The Commission also revised the guidelines addressing offenders who are “bit” players in a fraudulent scheme. These individuals are typically eligible to receive a reduced sentence. This was done by revising the definition of “intended loss.” Previously, it meant “… the pecuniary harm that was intended to result from the offense.” The “loss” definition now focuses on the pecuniary harm “the defendant purposely sought to inflict…” (Emphasis added.) “This change is intended to encourage courts to ensure that the least culpable offenders, such as those who have no proprietary interest in the fraud, receive a sentence commensurate with their own culpability without reducing sentences for leaders and organizers,” said Chief Judge Patti B. Saris, Chair of the Commission.
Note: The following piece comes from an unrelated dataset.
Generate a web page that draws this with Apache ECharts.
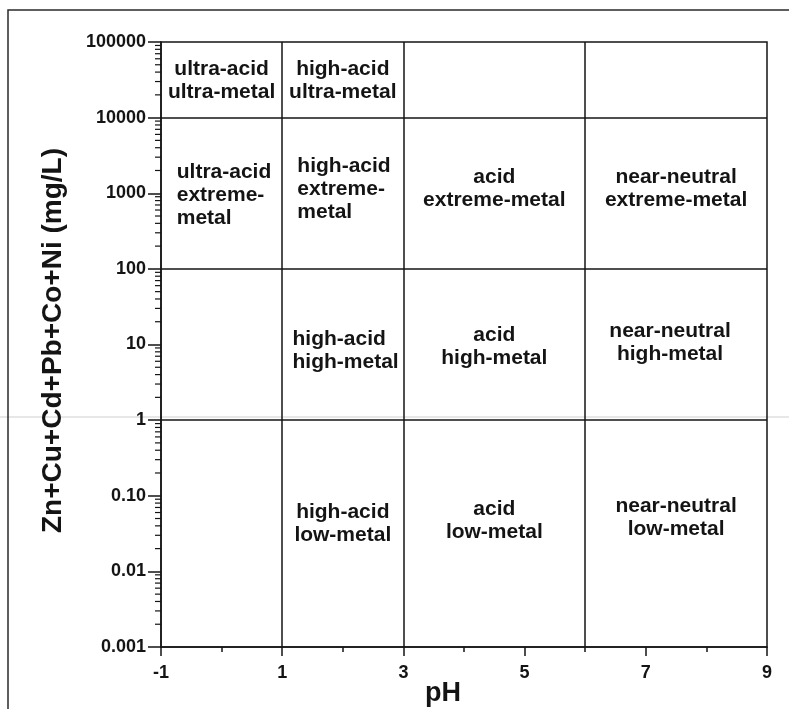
<!DOCTYPE html>
<html><head><meta charset="utf-8">
<script src="https://cdn.jsdelivr.net/npm/echarts@6/dist/echarts.min.js"></script>
<style>html,body{margin:0;padding:0;background:#fff}#c{width:789px;height:709px}</style>
</head><body><div id="c"></div>
<script>
// ---- data ----
const xTickValues = [-1, 1, 3, 5, 7, 9];
const yTickLabels = ['0.001', '0.01', '0.10', '1', '10', '100', '1000', '10000', '100000'];
const phBoundaries = [1, 3, 6];
const concBoundaries = [1, 100, 10000];
const regionNames = [
  'ultra-acid\nultra-metal', 'high-acid\nultra-metal',
  'ultra-acid\nextreme-\nmetal', 'high-acid\nextreme-\nmetal', 'acid\nextreme-metal', 'near-neutral\nextreme-metal',
  'high-acid\nhigh-metal', 'acid\nhigh-metal', 'near-neutral\nhigh-metal',
  'high-acid\nlow-metal', 'acid\nlow-metal', 'near-neutral\nlow-metal'
];
const regionPH = [0, 2, -0.74, 1.25, 4.5, 7.5, 1.17, 4.5, 7.4, 2, 4.5, 7.5];
const regionConc = [31000, 31000, 950, 1120, 1150, 1150, 8.4, 9.4, 10.6, 0.043, 0.047, 0.051];
const regionLeftAligned = [false, false, true, true, false, false, true, false, false, false, false, false];
const minorMultipliers = [2, 3, 4, 5, 6, 7, 8, 9];
const decadeStarts = [0.001, 0.01, 0.1, 1, 10, 100, 1000, 10000];

// ---- build ----
const minorConc = [];
decadeStarts.forEach(d => minorMultipliers.forEach(m => minorConc.push(m * d)));

const INK = '#141414';
const FONT = '"Liberation Sans", Arial, sans-serif';

const chart = echarts.init(document.getElementById('c'), null, {renderer: 'canvas'});
chart.setOption({
  animation: false,
  backgroundColor: '#fff',
  grid: {left: 161, right: 22, top: 42, bottom: 62, show: true, borderColor: INK, borderWidth: 1.5,
    backgroundColor: 'transparent', containLabel: false, outerBoundsMode: 'none'},
  graphic: [
    {type: 'line', z: -10, shape: {x1: 0, y1: 417, x2: 789, y2: 417}, style: {stroke: '#cfcfcf', lineWidth: 1}},
    {type: 'rect', shape: {x: 8, y: 10, width: 840, height: 760}, style: {fill: 'none', stroke: '#2a2a2a', lineWidth: 1.5}}
  ],
  xAxis: {
    type: 'value', min: -1, max: 9, interval: 2,
    axisLine: {show: true, onZero: false, lineStyle: {color: INK, width: 1.5}},
    axisTick: {show: true, inside: false, length: 9, lineStyle: {color: INK, width: 1.5}},
    minorTick: {show: true, splitNumber: 2, length: 5, lineStyle: {color: INK, width: 1.5}},
    splitLine: {show: false},
    axisLabel: {fontFamily: FONT, fontWeight: 'bold', fontSize: 18, color: INK, margin: 17,
      formatter: v => (xTickValues.indexOf(Math.round(v)) >= 0 ? String(Math.round(v)) : '')},
    name: 'pH', nameLocation: 'middle', nameGap: 33, nameMoveOverlap: false,
    nameTextStyle: {fontFamily: FONT, fontWeight: 'bold', fontSize: 27, color: INK, padding: [0, 42, 0, 0]}
  },
  yAxis: {
    type: 'log', logBase: 10, min: 0.001, max: 100000, splitNumber: 8,
    axisLine: {show: true, onZero: false, lineStyle: {color: INK, width: 1.5}},
    axisTick: {show: true, inside: false, length: 13, lineStyle: {color: INK, width: 1.5}},
    splitLine: {show: false},
    axisLabel: {fontFamily: FONT, fontWeight: 'bold', fontSize: 18, color: INK, margin: 15,
      formatter: v => {
        const i = Math.round(Math.log10(v)) + 3;
        return yTickLabels[i] !== undefined ? yTickLabels[i] : '';
      }},
    name: 'Zn+Cu+Cd+Pb+Co+Ni (mg/L)', nameLocation: 'middle', nameGap: 94, nameMoveOverlap: false,
    nameTextStyle: {fontFamily: FONT, fontWeight: 'bold', fontSize: 28, color: INK, padding: [0, 0, 0, 8]}
  },
  series: [
    {
      type: 'line', data: [], silent: true,
      markLine: {
        silent: true, symbol: 'none', animation: false,
        label: {show: false},
        lineStyle: {color: INK, width: 1.5, type: 'solid'},
        data: phBoundaries.map(p => ({xAxis: p})).concat(concBoundaries.map(c => ({yAxis: c})))
      }
    },
    {
      type: 'custom', silent: true, clip: false,
      data: minorConc.map(v => [-1, v]),
      encode: {x: 0, y: 1},
      renderItem: (params, api) => {
        const p = api.coord([api.value(0), api.value(1)]);
        return {type: 'line', shape: {x1: p[0] - 6, y1: p[1], x2: p[0], y2: p[1]},
          style: {stroke: INK, lineWidth: 1.2}};
      }
    },
    {
      type: 'scatter', silent: true, symbolSize: 0,
      itemStyle: {opacity: 1, color: INK},
      data: regionNames.map((n, i) => ({
        name: n, value: [regionPH[i], regionConc[i]],
        label: {align: regionLeftAligned[i] ? 'left' : 'center'}
      })),
      label: {
        show: true, position: 'inside', formatter: p => p.name,
        fontFamily: FONT, fontWeight: 'bold', fontSize: 21, lineHeight: 23, color: INK,
        textBorderWidth: 0
      }
    }
  ]
});
</script>
</body></html>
The Commission also made changes addressing fraud-on-the-market cases. In doing so, it took away the previous rebuttable presumption that the actual loss attributable to any change in value of a security or commodity can be calculated by a method specifically set forth in the guidelines. The revised language allows courts to “use any method that is appropriate and practicable under the circumstances, …” This “method” may also include the suggested method contained in the guidelines. This presents a potential difficulty in that courts could end up utilizing a wide variety of valuation methodologies to determine actual loss. While this may afford counsel an opportunity to be very creative in addressing such calculations, it could result in severe contravention of the uniformity traditionally sought through application of the guidelines.
“We found through comprehensive examination that the fraud guideline provides an anchoring affect in the vast majority of cases, but there were some problem areas, particularity at the high end of the loss table,” Saris said. “These amendments emphasis substantial financial harms to victims rather than simply the mere number of victims and recognize concerns regarding double-counting and over-emphasis on loss.”
Clients who perform small roles in fraud cases will benefit from the “intended loss” amendment, allowing for lower sentencing ranges. Conversely, offenders who play a more central role in fraudulent activity could see higher sentences with the proposed guideline revisions.
By law, these proposed amendments will be forwarded to Congress on or before May 1, 2015. Should Congress not act to disprove some or all of the amendments, they will go into effect November 1, 2015.